■ **Given exercise**:
Do not repeat pictures. Repeat exactly the lines of the listing below from its first line through the line with "inner sep=0pt] (#1)".

--- START OF Supplied material ---

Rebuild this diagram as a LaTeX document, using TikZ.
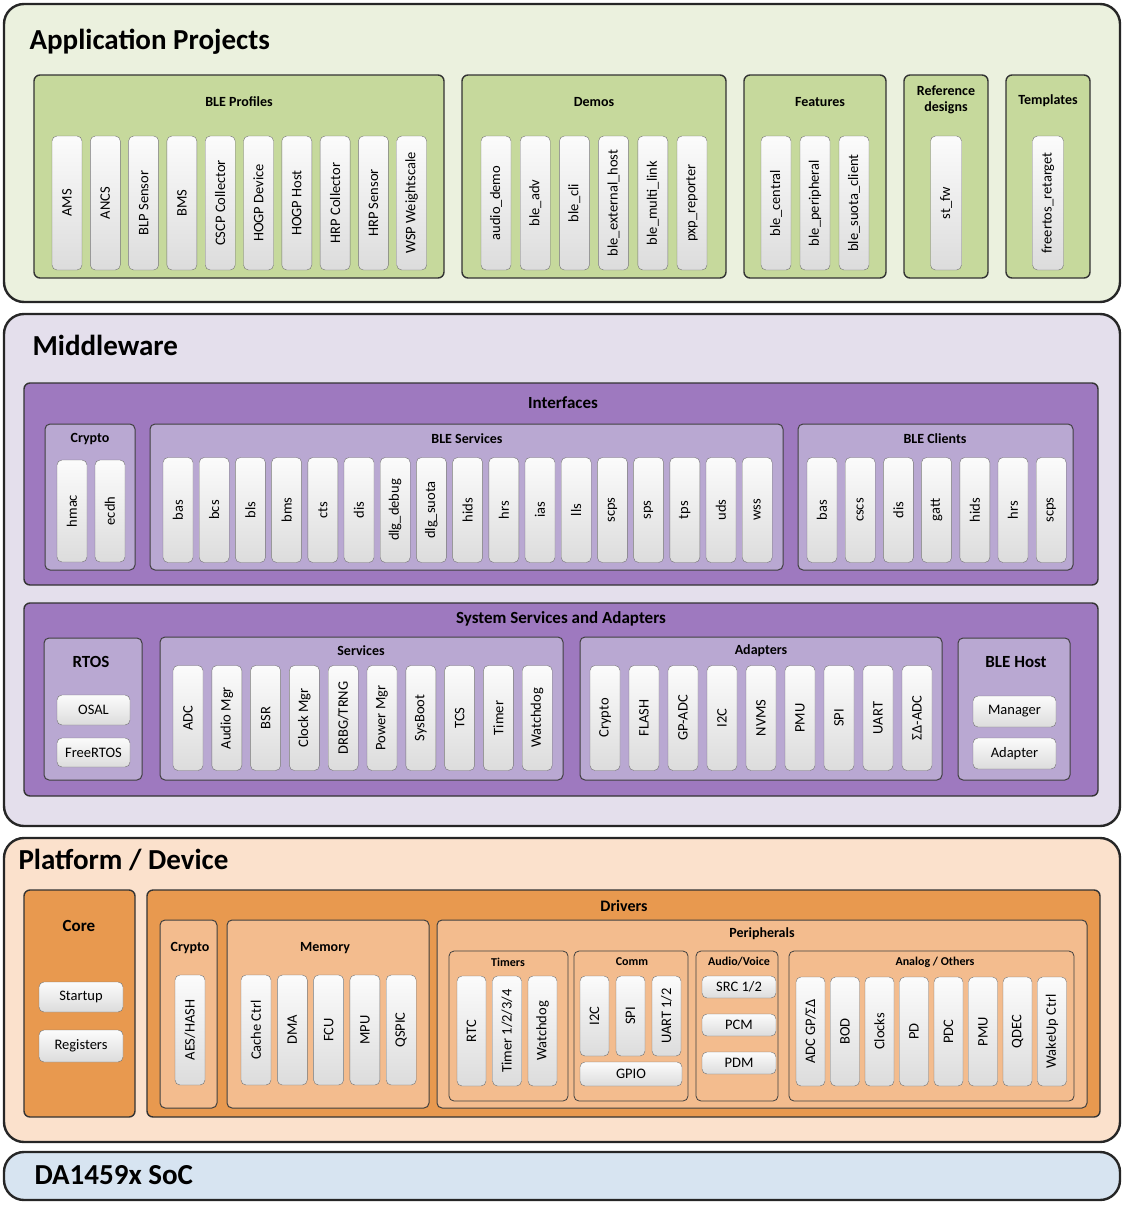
\documentclass[tikz,border=0pt]{standalone}
\usepackage{fontspec}
\setmainfont{Carlito}
\usetikzlibrary{fit,positioning}
\definecolor{appbg}{HTML}{EBF1DE}
\definecolor{appgrp}{HTML}{C6D99C}
\definecolor{midbg}{HTML}{E4DFEC}
\definecolor{midgrp}{HTML}{9E79BF}
\definecolor{midsub}{HTML}{B9A8D2}
\definecolor{platbg}{HTML}{FBE1CC}
\definecolor{platgrp}{HTML}{E8994F}
\definecolor{platsub}{HTML}{F3BC8E}
\definecolor{socbg}{HTML}{D7E4F1}
\definecolor{barfill}{HTML}{DCDCDC}

% box from two corners, named
\newcommand\bx[4]{\node[#2, fit={(#3)(#4)}, inner sep=0pt] (#1) {};}

\begin{document}
\begin{tikzpicture}[
    x=1pt, y=-1pt,
    font=\fontsize{14.5}{16}\selectfont,
    layer/.style={draw=black!85, line width=2.4pt, rounded corners=20pt},
    grp/.style={draw=black!80, line width=1.4pt, rounded corners=6pt},
    sub/.style={draw=black!75, line width=1pt, rounded corners=5pt},
    bar/.style={draw=black!55, rounded corners=5pt, top color=white!90!barfill, bottom color=barfill, inner sep=0pt},
    ttl/.style={font=\fontsize{14}{16}\selectfont\bfseries},
    sttl/.style={font=\fontsize{12}{13}\selectfont\bfseries},
    big/.style={font=\fontsize{29}{32}\selectfont\bfseries, anchor=west}
]
\useasboundingbox (0,0) rectangle (1125,1210);

% Application Projects
\bx{app}{layer, fill=appbg}{4,4}{1120,302}
\node[big] (apptitle) at (26,42) {Application Projects};
\bx{prof}{grp, fill=appgrp}{34,75}{444,278}
\node[ttl] (proft) at (239,102) {BLE Profiles};
\foreach \t [count=\i from 0] in {AMS,ANCS,BLP Sensor,BMS,CSCP Collector,HOGP Device,HOGP Host,HRP Collector,HRP Sensor,WSP Weightscale}
  \node[bar, rotate=90, minimum width=134pt, minimum height=30pt] (prof\i) at (67+\i*38.3,203) {\t};
\bx{demo}{grp, fill=appgrp}{462,75}{726,278}
\node[ttl] (demot) at (594,102) {Demos};
\foreach \t [count=\i from 0] in {audio\_demo,ble\_adv,ble\_cli,ble\_external\_host,ble\_multi\_link,pxp\_reporter}
  \node[bar, rotate=90, minimum width=134pt, minimum height=30pt] (demo\i) at (496+\i*39.2,203) {\t};
\bx{feat}{grp, fill=appgrp}{744,75}{886,278}
\node[ttl] (featt) at (820,102) {Features};
\foreach \t [count=\i from 0] in {ble\_central,ble\_peripheral,ble\_suota\_client}
  \node[bar, rotate=90, minimum width=134pt, minimum height=30pt] (feat\i) at (776+\i*39,203) {\t};
\bx{refd}{grp, fill=appgrp}{904,75}{988,278}
\node[ttl, align=center] (refdt) at (946,100) {Reference\\designs};
\node[bar, rotate=90, minimum width=134pt, minimum height=31pt] (refd0) at (946,203) {st\_fw};
\bx{tmpl}{grp, fill=appgrp}{1006,75}{1090,278}
\node[ttl] (tmplt) at (1048,101) {Templates};
\node[bar, rotate=90, minimum width=134pt, minimum height=31pt] (tmpl0) at (1048,203) {freertos\_retarget};

% Middleware
\bx{mid}{layer, fill=midbg}{4,314}{1120,826}
\node[big] (midtitle) at (29,345) {Middleware};
\bx{intf}{grp, fill=midgrp}{24,383}{1098,585}
\node[font=\fontsize{17}{18}\selectfont\bfseries] (intft) at (563,403) {Interfaces};
\bx{cry}{sub, fill=midsub}{45,424}{135,570}
\node[ttl] (cryt) at (90,439) {Crypto};
\foreach \t [count=\i from 0] in {hmac,ecdh}
  \node[bar, rotate=90, minimum width=102pt, minimum height=30pt] (cry\i) at (72+\i*38,511) {\t};
\bx{svc}{sub, fill=midsub}{150,424}{783,570}
\node[ttl] (svct) at (467,439) {BLE Services};
\foreach \t [count=\i from 0] in {bas,bcs,bls,bms,cts,dis,dlg\_debug,dlg\_suota,hids,hrs,ias,lls,scps,sps,tps,uds,wss}
  \node[bar, rotate=90, minimum width=105pt, minimum height=30pt] (svc\i) at (178+\i*36.2,510) {\t};
\bx{cli}{sub, fill=midsub}{798,424}{1073,570}
\node[ttl] (clit) at (935,439) {BLE Clients};
\foreach \t [count=\i from 0] in {bas,cscs,dis,gatt,hids,hrs,scps}
  \node[bar, rotate=90, minimum width=105pt, minimum height=30pt] (cli\i) at (822+\i*38.2,510) {\t};

\bx{sys}{grp, fill=midgrp}{24,603}{1098,796}
\node[font=\fontsize{17}{18}\selectfont\bfseries] (syst) at (561,619) {System Services and Adapters};
\bx{rtos}{sub, fill=midsub}{44,638}{142,780}
\node[font=\fontsize{17}{18}\selectfont\bfseries] (rtost) at (91,662) {RTOS};
\bx{osal}{bar}{57,695}{130,725}
\node (osalt) at (osal) {OSAL};
\bx{frtos}{bar}{57,738}{130,767}
\node (frtost) at (frtos) {FreeRTOS};
\bx{ssvc}{sub, fill=midsub}{160,637}{563,780}
\node[ttl] (ssvct) at (361,651) {Services};
\foreach \t [count=\i from 0] in {ADC,Audio Mgr,BSR,Clock Mgr,DRBG/TRNG,Power Mgr,SysBoot,TCS,Timer,Watchdog}
  \node[bar, rotate=90, minimum width=105pt, minimum height=30pt] (ssvc\i) at (188+\i*38.8,718) {\t};
\bx{adp}{sub, fill=midsub}{580,637}{942,780}
\node[ttl] (adpt) at (761,651) {Adapters};
\foreach \t [count=\i from 0] in {Crypto,FLASH,GP-ADC,I2C,NVMS,PMU,SPI,UART,ΣΔ-ADC}
  \node[bar, rotate=90, minimum width=105pt, minimum height=30pt] (adp\i) at (605+\i*39,718) {\t};
\bx{host}{sub, fill=midsub}{958,638}{1070,780}
\node[font=\fontsize{17}{18}\selectfont\bfseries] (hostt) at (1016,662) {BLE Host};
\bx{mgr}{bar}{973,696}{1056,727}
\node (mgrt) at (mgr) {Manager};
\bx{hadp}{bar}{973,738}{1056,769}
\node (hadpt) at (hadp) {Adapter};

% Platform / Device
\bx{plat}{layer, fill=platbg}{4,838}{1120,1142}
\node[big] (plattitle) at (15,860) {Platform / Device};
\bx{core}{grp, fill=platgrp}{24,890}{135,1117}
\node[font=\fontsize{17}{18}\selectfont\bfseries] (coret) at (79,926) {Core};
\bx{start}{bar}{39,982}{123,1012}
\node (startt) at (start) {Startup};
\bx{regs}{bar}{39,1030}{123,1062}
\node (regst) at (regs) {Registers};
\bx{drv}{grp, fill=platgrp}{147,890}{1100,1117}
\node[font=\fontsize{16}{17}\selectfont\bfseries] (drvt) at (624,906) {Drivers};
\bx{pcry}{sub, fill=platsub}{160,920}{217,1108}
\node[ttl] (pcryt) at (190,948) {Crypto};
\node[bar, rotate=90, minimum width=110pt, minimum height=30pt] (pcry0) at (190,1030) {AES/HASH};
\bx{mem}{sub, fill=platsub}{227,920}{429,1108}
\node[ttl] (memt) at (325,948) {Memory};
\foreach \t [count=\i from 0] in {Cache Ctrl,DMA,FCU,MPU,QSPIC}
  \node[bar, rotate=90, minimum width=110pt, minimum height=30pt] (mem\i) at (256+\i*36.3,1030) {\t};
\bx{peri}{sub, fill=platsub}{437,920}{1087,1108}
\node[ttl] (perit) at (762,934) {Peripherals};
\bx{tmr}{sub, line width=0.8pt, fill=platsub}{449,951}{568,1101}
\node[sttl] (tmrt) at (508,962) {Timers};
\foreach \t [count=\i from 0] in {RTC,Timer 1/2/3/4,Watchdog}
  \node[bar, rotate=90, minimum width=110pt, minimum height=29pt] (tmr\i) at (471.5+\i*35.5,1031) {\t};
\bx{comm}{sub, line width=0.8pt, fill=platsub}{574,951}{688,1101}
\node[sttl] (commt) at (632,962) {Comm};
\foreach \t [count=\i from 0] in {I2C,SPI,UART 1/2}
  \node[bar, rotate=90, minimum width=80pt, minimum height=29pt] (comm\i) at (594.5+\i*36,1016) {\t};
\bx{gpio}{bar}{580,1062}{682,1086}
\node (gpiot) at (gpio) {GPIO};
\bx{aud}{sub, line width=0.8pt, fill=platsub}{696,951}{778,1101}
\node[sttl] (audt) at (739,962) {Audio/Voice};
\foreach \t [count=\i from 0] in {SRC 1/2,PCM,PDM}
  \node[bar, minimum width=74pt, minimum height=22pt] (aud\i) at (739,987+\i*38) {\t};
\bx{ana}{sub, line width=0.8pt, fill=platsub}{789,951}{1074,1101}
\node[sttl] (anat) at (935,962) {Analog / Others};
\foreach \t [count=\i from 0] in {ADC GP/ΣΔ,BOD,Clocks,PD,PDC,PMU,QDEC,WakeUp Ctrl}
  \node[bar, rotate=90, minimum width=109pt, minimum height=29pt] (ana\i) at (810.5+\i*34.5,1031.5) {\t};

% SoC
\bx{soc}{layer, fill=socbg}{4,1152}{1120,1200}
\node[big] (soctitle) at (31,1175) {DA1459x SoC};
\end{tikzpicture}
\end{document}
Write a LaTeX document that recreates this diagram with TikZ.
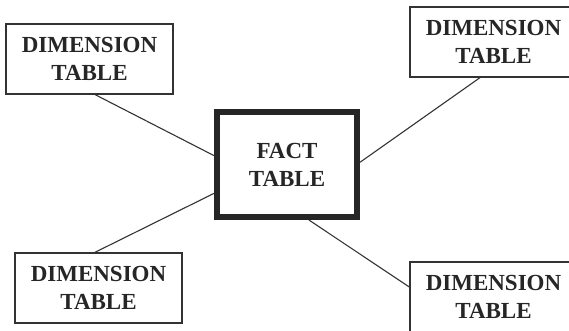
\documentclass[tikz,border=0pt]{standalone}
\usepackage{fontspec}
\setmainfont{Liberation Serif}
\usetikzlibrary{calc}
\begin{document}
\begin{tikzpicture}[x=1bp, y=-1bp,
  every node/.style={font=\fontsize{23bp}{28bp}\selectfont\bfseries, align=center, text=black!85},
  dimbox/.style={draw=black!80, line width=1.2bp, fill=white, minimum width=167bp, minimum height=70bp, inner sep=0pt},
  factbox/.style={draw=black!85, line width=6bp, fill=white, minimum width=140bp, minimum height=105bp, inner sep=0pt},
  link/.style={draw=black!80, line width=1.1bp}]
  \useasboundingbox (0,0) rectangle (569,330);
  \clip (0,0) rectangle (569,330);
  \fill[white] (0,0) rectangle (569,330);

  % central fact table
  \node[factbox] (fact) at (287,164.5) {FACT\\TABLE};

  % dimension tables around it
  \node[dimbox] (dtl) at (89.5,59)  {DIMENSION\\TABLE};
  \node[dimbox] (dtr) at (493.5,42) {DIMENSION\\TABLE};
  \node[dimbox] (dbl) at (98.5,288) {DIMENSION\\TABLE};
  \node[dimbox] (dbr) at (493.5,297) {DIMENSION\\TABLE};

  % connectors from each dimension table to the fact table
  \draw[link] ($(dtl.south west)!0.533!(dtl.south east)$) -- ($(fact.north west)!0.42!(fact.south west)$);
  \draw[link] ($(dbl.north west)!0.478!(dbl.north east)$) -- ($(fact.north west)!0.76!(fact.south west)$);
  \draw[link] ($(dtr.south west)!0.42!(dtr.south east)$) -- ($(fact.north east)!0.48!(fact.south east)$);
  \draw[link] ($(fact.south west)!0.65!(fact.south east)$) -- ($(dbr.north west)!0.36!(dbr.south west)$);
\end{tikzpicture}
\end{document}
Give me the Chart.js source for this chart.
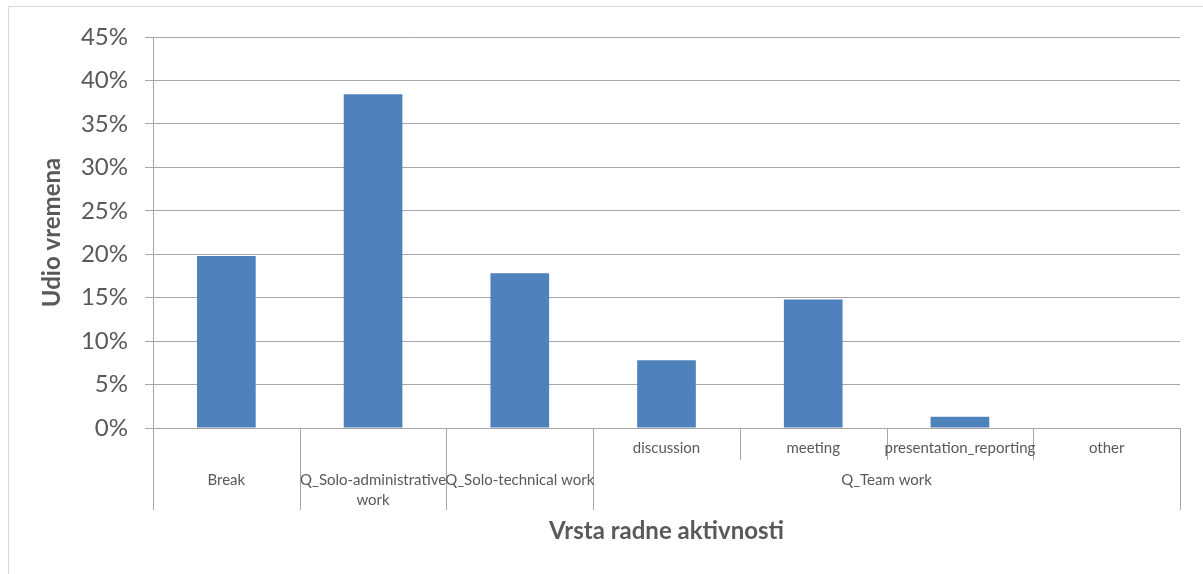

--- END OF Supplied material ---

■ **Written answer**:
Rebuild this diagram as a LaTeX document, using TikZ.
\documentclass[tikz,border=0pt]{standalone}
\usepackage{fontspec}
\setmainfont{Carlito}
\usetikzlibrary{fit,positioning}
\definecolor{appbg}{HTML}{EBF1DE}
\definecolor{appgrp}{HTML}{C6D99C}
\definecolor{midbg}{HTML}{E4DFEC}
\definecolor{midgrp}{HTML}{9E79BF}
\definecolor{midsub}{HTML}{B9A8D2}
\definecolor{platbg}{HTML}{FBE1CC}
\definecolor{platgrp}{HTML}{E8994F}
\definecolor{platsub}{HTML}{F3BC8E}
\definecolor{socbg}{HTML}{D7E4F1}
\definecolor{barfill}{HTML}{DCDCDC}

% box from two corners, named
\newcommand\bx[4]{\node[#2, fit={(#3)(#4)}, inner sep=0pt] (#1) {};}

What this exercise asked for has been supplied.